Dalian
and Singapore iron ore futures showed divergent trends on Tuesday due to a
mixed near-term market outlook, with the former continuing a downtrend for the
fifth consecutive session, while the latter reversed up.
The
most-traded May iron ore futures contract on the Dalian Commodity Exchange
(DCE) ended daytime trading 0.78% lower at 888.5 yuan($127.98)a tonne.
“The
domestic market remained wary of the impact of production restrictions in
(China’s major steel production hub) Tangshan.

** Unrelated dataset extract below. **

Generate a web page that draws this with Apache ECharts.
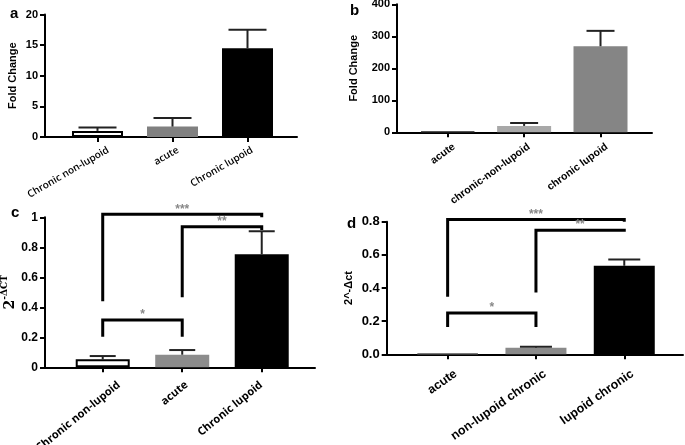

Production curbs are unlikely to
lessen ahead of the two sessions,” said Yu Chen, a senior iron ore analyst at
consultancy Mysteel, referring to China’s annual parliament meeting that opens
on Mar. 5.
Meanwhile,
on the Singapore Exchange, the benchmark March iron ore traded at $123.8 a
tonne, up 0.87% as of 0700 GMT.
“(Iron
ore)fundamentals are supportive for the moment as the daily hot metal output
continues to pick up,” said Pei Hao, a Shanghai-based senior analyst from FIS,
an international brokerage firm.
“Sometimes,
the SGX futures prices are more reflective of fundamentals.”
Supply
remained relatively tight and demand will be supported by the pick-up in
downstream steel demand, analysts at Huatai Futures said in a note, warning the
possible increasing pricing volatility stemming from policy uncertainties.
Brazilian
miner Vale SA on Monday said its production of high-grade iron ore agglomerates
is expected to increase in coming years as it sees the average premium for
better quality rising in a tightening market.
The
other steel-making ingredients lost the ground gained a day ago from
expectations of reduced supply following enhanced safety checks at coal mines.
Coking
coal declined 2.64% while coke shed 1.76%.
Steel
prices continued the downward trajectory amid weakening raw material prices.